Well somebody IS listening. Your heart. His heart. And there is no more perfect time for speaking to it than during your wedding. That is your opportunity to really think about what your relationship means to each of you, to reflect together on precisely what vows or promises you are willing to make to each other, to get to know more about the beliefs your “about to be” spouse holds about ultimate things like faith, trust, god. And you can do it all in the context of a written document, using somewhat stylized words, so that it’s not as awkward as might otherwise be the case when trying to speak intimately and clearly about the invisible things. That’s not to say that the “traditional rituals” of the religious and legal professions do NOT say profound things—it’s just that those words are thoroughly “standardized” to one-size-fits-all, and so thoroughly repeated through wedding after wedding that they just don’t always sing out and do justice to your highest ideals and deepest feelings.
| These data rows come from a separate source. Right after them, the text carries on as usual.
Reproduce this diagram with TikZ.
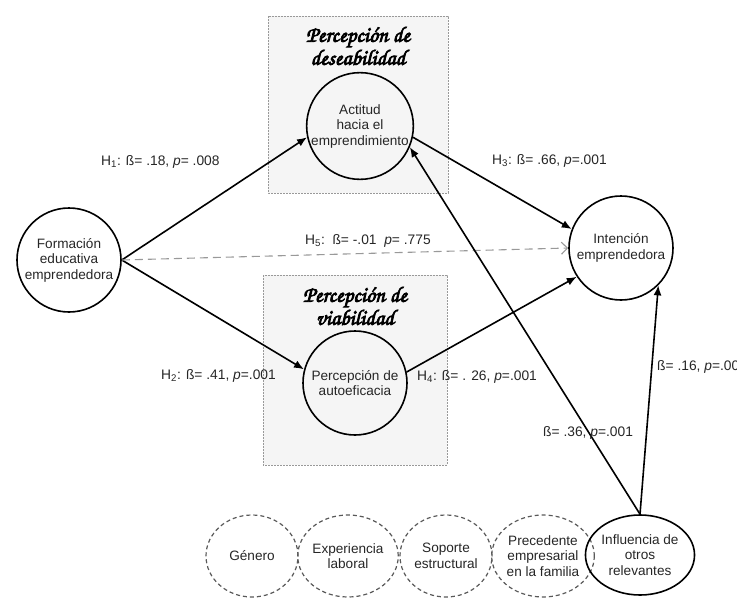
\documentclass[tikz,border=0pt]{standalone}
\usepackage{fontspec}
\setmainfont{Liberation Sans}
\newfontfamily\chorusfont[FakeBold=3.5]{TeX Gyre Chorus}
\usetikzlibrary{arrows.meta,shapes.geometric}

\tikzset{
  construct/.style={circle, draw, line width=1.6pt, minimum size=104pt, inner sep=0pt,
    align=center, font=\fontsize{13.6}{15.5}\selectfont, text=black!85},
  control/.style={ellipse, draw=black!65, dash pattern=on 4pt off 3pt, line width=1.2pt,
    minimum width=92pt, minimum height=82pt, inner sep=0pt,
    align=center, font=\fontsize{13.6}{15.5}\selectfont, text=black!85},
  relevant/.style={ellipse, draw, line width=1.6pt, minimum width=94pt, minimum height=80pt,
    inner sep=0pt, align=center, font=\fontsize{13.6}{15.5}\selectfont, text=black!85},
  dimbox/.style={draw=black!40, dash pattern=on 2pt off 1pt, line width=0.5pt, fill=black!4},
  dimtitle/.style={font=\chorusfont\fontsize{22}{23}\selectfont, align=center},
  effect/.style={-{Latex[length=10pt,width=8pt]}, line width=1.6pt},
  nsig/.style={-{Straight Barb[length=6pt,width=12pt]}, draw=black!40,
    dash pattern=on 8pt off 5pt, line width=1.1pt},
  coef/.style={font=\fontsize{13.8}{15.5}\selectfont, text=black!85, inner sep=0pt}
}

\begin{document}
\begin{tikzpicture}[x=1pt,y=-1pt]
\clip (0,0) rectangle (737,605);

% dimensiones
\draw[dimbox] (268,16) rectangle (448,193);
\draw[dimbox] (263,275) rectangle (447,465);
\node[dimtitle] (tdes) at (358,46) {Percepción de\\deseabilidad};
\node[dimtitle] (tvia) at (355,306) {Percepción de\\viabilidad};

% constructos
\node[construct] (fe) at (69,260) {Formación\\educativa\\emprendedora};
\node[construct] (act) at (360,126) {Actitud\\hacia el\\emprendimiento};
\node[construct] (aut) at (355,383) {Percepción de\\autoeficacia};
\node[construct] (int) at (621,248) {Intención\\emprendedora};

% variables de control
\node[control] (gen) at (252,556) {Género};
\node[control] (exp) at (348,556) {Experiencia\\laboral};
\node[control] (sop) at (446,556) {Soporte\\estructural};
\node[control] (pre) at (543,556) {Precedente\\empresarial\\en la familia};
\node[relevant] (inf) at (640,555) {Influencia de\\otros\\relevantes};

% relaciones
\draw[effect] (fe.east) -- (act.192);
\draw[effect] (fe.east) -- (aut.165);
\draw[nsig] (fe.east) -- (int.west);
\draw[effect] (act.-12) -- (int.159);
\draw[effect] (aut.12) -- (int.213);
\draw[effect] (inf.north) -- (act.-23);
\draw[effect] (inf.north) -- (int.south east);

% coeficientes
\node[coef, anchor=west] (h1) at (101,162) {H\textsubscript{1}: ß= .18, \textit{p}= .008};
\node[coef, anchor=west] (h5) at (305,241) {H\textsubscript{5}:\ \ ß= -.01\ \ \textit{p}= .775};
\node[coef, anchor=east] (h2) at (276,376) {H\textsubscript{2}: ß= .41, \textit{p}=.001};
\node[coef, anchor=west] (h3) at (492,161) {H\textsubscript{3}: ß= .66, \textit{p}=.001};
\node[coef, anchor=west] (h4) at (417,377) {H\textsubscript{4}: ß= . 26, \textit{p}=.001};
\node[coef, anchor=west] (b36) at (543,433) {ß= .36, \textit{p}=.001};
\node[coef, anchor=west] (b16) at (657,367) {ß= .16, \textit{p}=.001};
\end{tikzpicture}
\end{document}
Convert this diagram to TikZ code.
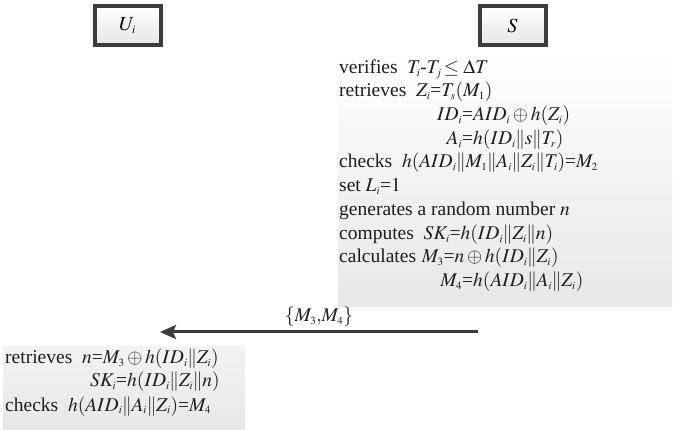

There’s another and almost equally important reason to think about the ritual acts and words that are spoken for your unique ceremony. You are two unique people, bringing together two unique worlds. No matter how similar your backgrounds or culture or family structures may seem on the surface, there are differences, and your wedding ceremony can be a time for building bridges or networks between your two worlds. It can be an occasion when you proudly bring something from your own past religious or ethnic or geographical tradition. This might include the obvious things, like breaking of glass in Jewish tradition, or both bride and groom wearing the laurel crown in Christian Orthodoxy. And with consultation with a professional ritualist, you may discover the less obvious but perhaps even more important icons in your lives. Are there family rituals you could incorporate, or little touches they add to weddings “down South” or “out West” or “up North”? And even more personal, are there non-traditional values or family relationship and groupings you want to proudly acknowledge? I will long remember the wedding where the bride walked the aisle alone, after both her mother and father were seated—and where her groom was walked down the aisle by his mother, with his father and step-father walking right behind! And if either of you have children already, wouldn’t it be memorable to specifically recognize them and your hopes for knitting together a new family?
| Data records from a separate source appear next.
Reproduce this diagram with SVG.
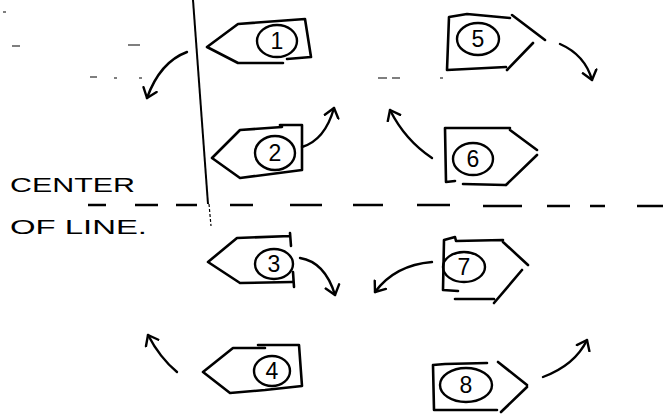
<svg xmlns="http://www.w3.org/2000/svg" width="663" height="415" viewBox="0 0 663 415">
<style>
.s{fill:none;stroke:#000;stroke-width:2.6;stroke-linecap:round;stroke-linejoin:round}
.c{fill:none;stroke:#000;stroke-width:2.4}
.n{font-family:"Liberation Sans",Arial,sans-serif;font-size:23px;text-anchor:middle;fill:#000}
.t{font-family:"Liberation Sans",Arial,sans-serif;font-size:21px;fill:#000}
.a{fill:none;stroke:#000;stroke-width:2.4;stroke-linecap:round;marker-end:url(#ah)}
.d{fill:none;stroke:#000;stroke-width:2.4;stroke-linecap:butt}
.f{fill:none;stroke:#555;stroke-width:1.4}
</style>
<defs>
<marker id="ah" markerUnits="userSpaceOnUse" markerWidth="20" markerHeight="20" refX="10" refY="10" orient="auto">
<path d="M1,3 L10,10 L1,17" fill="none" stroke="#000" stroke-width="2.4" stroke-linecap="round" stroke-linejoin="round"/>
</marker>
</defs>
<g id="faint-marks">
<path class="f" d="M3,12h3 M12,46h8 M128,45h12 M90,77h7 M114,78h3 M139,78h3 M378,78h9 M392,78h8 M440,78h3"/>
</g>
<g id="vertical-line">
<path d="M193,0 L208,204" fill="none" stroke="#000" stroke-width="2"/>
<path d="M209,204 L211,226" fill="none" stroke="#000" stroke-width="1.2" stroke-dasharray="3 2"/>
</g>
<g id="center-line">
<path class="d" d="M88,205h18 M135,205h23 M176,205h21 M230,205h23 M290,205h32 M353,205h30 M417,205h33 M483,206h39 M547,206h23 M590,206h15 M637,206h26"/>
</g>
<g id="label">
<text class="t" x="10" y="192" textLength="125" lengthAdjust="spacingAndGlyphs">CENTER</text>
<text class="t" x="10" y="234" textLength="137" lengthAdjust="spacingAndGlyphs">OF LINE.</text>
</g>
<g id="node1">
<path class="s" d="M207,47 L238,24 L305,19 L311,57 L287,59 M283,63 L238,63 L207,47"/>
<ellipse class="c" cx="277" cy="41" rx="20" ry="16"/>
<text class="n" x="277" y="49">1</text>
</g>
<g id="node2">
<path class="s" d="M212,158 L240,130 L282,127 L280,125 L302,125 L302,170 L240,178 L212,158"/>
<ellipse class="c" cx="275" cy="153" rx="20" ry="17"/>
<text class="n" x="275" y="161">2</text>
</g>
<g id="node3">
<path class="s" d="M290,233 L291,246 M293,272 L294,287 M290,236 L237,238 L208,262 L240,283 L292,282"/>
<ellipse class="c" cx="274" cy="264" rx="19" ry="15"/>
<text class="n" x="274" y="272">3</text>
</g>
<g id="node4">
<path class="s" d="M265,348 L233,348 L203,372 L230,393 L265,390 L302,386 L299,345 L258,345"/>
<ellipse class="c" cx="272" cy="371" rx="18" ry="15"/>
<text class="n" x="272" y="379">4</text>
</g>
<g id="node5">
<path class="s" d="M510,18 L467,14 L449,17 L447,70 L506,67 M512,15 L545,40 M533,43 L507,70"/>
<ellipse class="c" cx="478" cy="39" rx="21" ry="16"/>
<text class="n" x="478" y="47">5</text>
</g>
<g id="node6">
<path class="s" d="M510,128 L445,128 L446,182 L455,181 M463,184 L505,185 M510,130 L537,150 M537,155 L506,185"/>
<ellipse class="c" cx="473" cy="159" rx="20" ry="16"/>
<text class="n" x="473" y="167">6</text>
</g>
<g id="node7">
<path class="s" d="M503,240 L456,241 L455,237 L444,240 L443,290 L458,291 M455,299 L494,299 M503,242 L528,265 M522,270 L494,303"/>
<ellipse class="c" cx="464" cy="267" rx="21" ry="15"/>
<text class="n" x="464" y="275">7</text>
</g>
<g id="node8">
<path class="s" d="M487,363 L445,364 L433,365 L434,410 L497,410 M498,362 L527,385 M527,387 L501,412"/>
<ellipse class="c" cx="466" cy="385" rx="26" ry="17"/>
<text class="n" x="466" y="393">8</text>
</g>
<g id="connectors">
<path class="a" d="M187,52 Q160,62 147,98"/>
<path class="a" d="M302,147 Q325,140 334,108"/>
<path class="a" d="M300,258 Q325,262 335,295"/>
<path class="a" d="M177,372 Q160,358 148,335"/>
<path class="a" d="M560,44 Q585,55 592,80"/>
<path class="a" d="M432,158 Q405,140 390,110"/>
<path class="a" d="M432,262 Q395,265 375,292"/>
<path class="a" d="M543,377 Q575,365 587,340"/>
</g>
</svg>
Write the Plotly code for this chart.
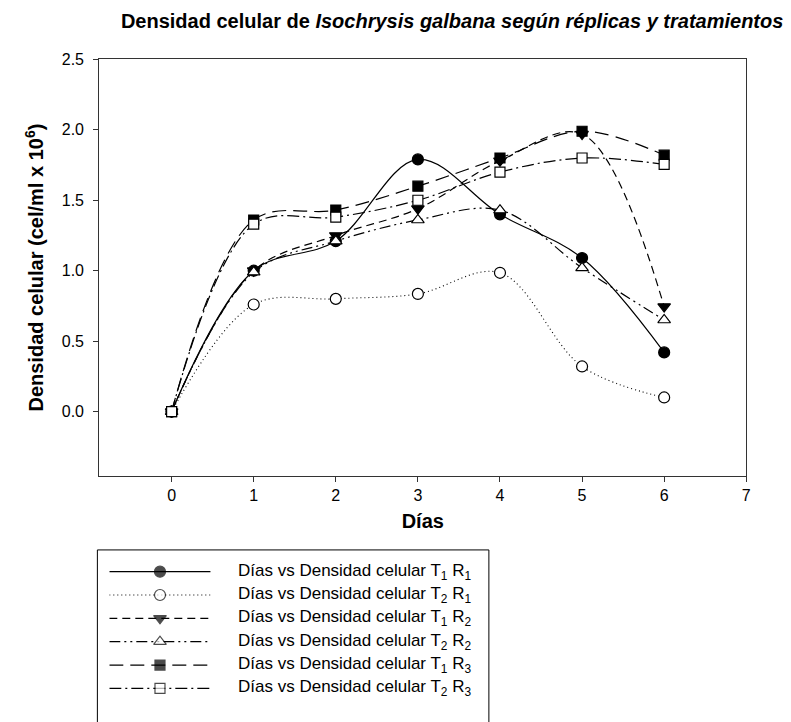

Finally, a uniquely personalized ceremony is your chance to speak your heart to the people in the audience who you love, and to allow them to speak their hearts to you. It can allow you to honor the memory of loved ones who have died and are whose love is with you still in spirit, perhaps by lighting candles and listing the names of those who now live in precious memory. Your ceremony can allow you to acknowledge parents, by the traditional rose or in other more creative and personal touches. And what ritual acts could help you to recognize those special friends whose caring has carried you many times in the past? An accomplished officiant can help you find such ritual acts and objects, and can find questions to ask the audience as well as the couple. For example, family and friends might be asked whether they will continue to nurture and support you as a couple just as they have supported you as individuals.
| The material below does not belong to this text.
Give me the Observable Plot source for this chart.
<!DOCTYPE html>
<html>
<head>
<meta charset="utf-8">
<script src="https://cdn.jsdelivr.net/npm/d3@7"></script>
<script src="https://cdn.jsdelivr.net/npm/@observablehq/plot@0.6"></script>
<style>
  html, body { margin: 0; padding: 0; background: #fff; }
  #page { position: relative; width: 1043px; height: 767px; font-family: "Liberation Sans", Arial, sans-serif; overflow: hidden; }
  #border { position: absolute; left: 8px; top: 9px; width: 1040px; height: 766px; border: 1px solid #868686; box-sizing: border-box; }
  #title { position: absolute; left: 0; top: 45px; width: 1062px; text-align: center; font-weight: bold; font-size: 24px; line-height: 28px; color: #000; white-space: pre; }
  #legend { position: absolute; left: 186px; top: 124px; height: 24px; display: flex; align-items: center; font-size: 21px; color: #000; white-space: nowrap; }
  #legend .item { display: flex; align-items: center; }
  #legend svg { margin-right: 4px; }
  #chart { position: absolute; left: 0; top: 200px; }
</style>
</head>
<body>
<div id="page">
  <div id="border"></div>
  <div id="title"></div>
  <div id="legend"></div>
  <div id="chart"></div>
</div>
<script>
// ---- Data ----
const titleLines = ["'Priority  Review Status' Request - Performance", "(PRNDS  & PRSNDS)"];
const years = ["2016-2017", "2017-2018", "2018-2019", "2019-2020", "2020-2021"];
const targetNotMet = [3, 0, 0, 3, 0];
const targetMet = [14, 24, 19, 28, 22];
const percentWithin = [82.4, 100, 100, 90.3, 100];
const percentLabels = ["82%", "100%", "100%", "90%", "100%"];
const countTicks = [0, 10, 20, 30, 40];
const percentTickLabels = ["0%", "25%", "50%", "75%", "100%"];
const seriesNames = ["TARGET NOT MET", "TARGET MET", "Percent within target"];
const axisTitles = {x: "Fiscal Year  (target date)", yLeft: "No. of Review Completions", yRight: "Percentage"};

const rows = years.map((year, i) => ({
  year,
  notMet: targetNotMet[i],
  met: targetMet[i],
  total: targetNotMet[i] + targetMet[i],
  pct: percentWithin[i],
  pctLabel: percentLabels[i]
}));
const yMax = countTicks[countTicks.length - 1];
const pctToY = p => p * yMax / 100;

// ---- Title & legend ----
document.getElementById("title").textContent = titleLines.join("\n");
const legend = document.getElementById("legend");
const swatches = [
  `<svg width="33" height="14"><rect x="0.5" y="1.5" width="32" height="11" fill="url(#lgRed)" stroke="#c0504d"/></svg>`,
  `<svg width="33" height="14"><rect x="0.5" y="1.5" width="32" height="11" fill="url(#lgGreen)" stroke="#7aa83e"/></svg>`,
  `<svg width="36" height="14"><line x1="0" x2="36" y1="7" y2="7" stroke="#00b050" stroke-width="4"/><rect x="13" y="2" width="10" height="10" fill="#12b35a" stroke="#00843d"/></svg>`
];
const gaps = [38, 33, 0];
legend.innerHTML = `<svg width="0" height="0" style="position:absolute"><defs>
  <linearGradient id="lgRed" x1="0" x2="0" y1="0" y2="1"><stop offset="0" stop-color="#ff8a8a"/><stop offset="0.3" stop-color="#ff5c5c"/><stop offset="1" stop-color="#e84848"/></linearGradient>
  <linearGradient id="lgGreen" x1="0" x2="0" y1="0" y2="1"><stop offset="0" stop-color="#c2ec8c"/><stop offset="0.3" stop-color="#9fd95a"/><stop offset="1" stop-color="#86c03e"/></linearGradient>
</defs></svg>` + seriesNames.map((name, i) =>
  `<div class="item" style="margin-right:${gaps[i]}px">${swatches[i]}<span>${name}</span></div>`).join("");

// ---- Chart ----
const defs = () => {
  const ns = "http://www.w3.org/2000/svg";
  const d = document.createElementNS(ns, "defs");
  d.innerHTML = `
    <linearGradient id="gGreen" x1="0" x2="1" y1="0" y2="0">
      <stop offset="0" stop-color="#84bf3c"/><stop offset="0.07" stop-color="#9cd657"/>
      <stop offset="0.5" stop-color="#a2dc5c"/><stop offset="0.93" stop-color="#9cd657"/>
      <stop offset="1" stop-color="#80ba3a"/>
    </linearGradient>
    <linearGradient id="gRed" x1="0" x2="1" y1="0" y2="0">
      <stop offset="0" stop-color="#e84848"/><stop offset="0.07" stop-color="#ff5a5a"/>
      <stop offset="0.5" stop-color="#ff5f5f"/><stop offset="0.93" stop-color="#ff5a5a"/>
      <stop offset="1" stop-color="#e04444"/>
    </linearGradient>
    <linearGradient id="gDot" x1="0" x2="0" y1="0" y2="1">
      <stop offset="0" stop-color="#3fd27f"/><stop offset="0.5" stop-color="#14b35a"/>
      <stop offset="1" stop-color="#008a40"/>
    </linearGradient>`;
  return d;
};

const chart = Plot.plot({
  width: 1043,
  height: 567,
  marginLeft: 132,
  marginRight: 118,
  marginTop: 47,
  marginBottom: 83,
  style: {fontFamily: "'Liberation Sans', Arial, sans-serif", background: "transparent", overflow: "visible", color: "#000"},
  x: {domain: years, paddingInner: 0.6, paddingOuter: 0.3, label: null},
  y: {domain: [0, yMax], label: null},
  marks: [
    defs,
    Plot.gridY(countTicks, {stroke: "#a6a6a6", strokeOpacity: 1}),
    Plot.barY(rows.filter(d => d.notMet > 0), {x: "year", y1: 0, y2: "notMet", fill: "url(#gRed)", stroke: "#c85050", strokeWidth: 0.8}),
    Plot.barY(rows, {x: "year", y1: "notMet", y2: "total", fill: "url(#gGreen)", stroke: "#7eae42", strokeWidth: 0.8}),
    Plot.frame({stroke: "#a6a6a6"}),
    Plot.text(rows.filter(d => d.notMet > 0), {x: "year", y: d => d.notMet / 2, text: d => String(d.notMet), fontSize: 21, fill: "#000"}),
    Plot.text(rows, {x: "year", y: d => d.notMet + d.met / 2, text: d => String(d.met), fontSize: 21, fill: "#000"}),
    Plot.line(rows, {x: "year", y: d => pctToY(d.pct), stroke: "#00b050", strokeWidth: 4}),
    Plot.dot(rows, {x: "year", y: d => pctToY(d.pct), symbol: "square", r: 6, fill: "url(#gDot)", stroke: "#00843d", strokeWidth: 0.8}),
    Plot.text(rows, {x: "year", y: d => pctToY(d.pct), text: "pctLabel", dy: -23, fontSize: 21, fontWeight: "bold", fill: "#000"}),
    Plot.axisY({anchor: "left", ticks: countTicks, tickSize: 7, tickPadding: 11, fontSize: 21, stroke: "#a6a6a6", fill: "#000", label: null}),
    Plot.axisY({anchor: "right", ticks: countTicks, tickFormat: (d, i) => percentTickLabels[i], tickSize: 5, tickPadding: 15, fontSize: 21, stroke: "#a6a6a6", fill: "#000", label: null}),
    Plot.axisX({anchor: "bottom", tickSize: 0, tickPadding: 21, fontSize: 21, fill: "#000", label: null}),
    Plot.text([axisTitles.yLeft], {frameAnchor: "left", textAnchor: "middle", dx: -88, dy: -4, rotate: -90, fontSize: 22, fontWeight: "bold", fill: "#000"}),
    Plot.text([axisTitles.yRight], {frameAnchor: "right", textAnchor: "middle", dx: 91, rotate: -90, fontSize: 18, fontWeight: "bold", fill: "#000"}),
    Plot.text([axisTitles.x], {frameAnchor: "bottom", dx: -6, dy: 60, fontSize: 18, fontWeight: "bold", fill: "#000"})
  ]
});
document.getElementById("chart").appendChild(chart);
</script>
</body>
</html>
A wedding brings together a community of care and respect which will likely never be assembled in one place again. Your best gift to your guests may be in the ritual acts and words which lift their spirits, renew their hopes regarding the possibilities of intimacy, inspire them to go out from your wedding determined to live and love more fully, reaching out to their world with joy and kindness. They will not remember the wedding cake or cut of the tuxedos, but the words, if memorable, will never be forgotten.
Ask your officiant to craft a customized ceremony, with unique words and ritual acts that will make your wedding the time of your life!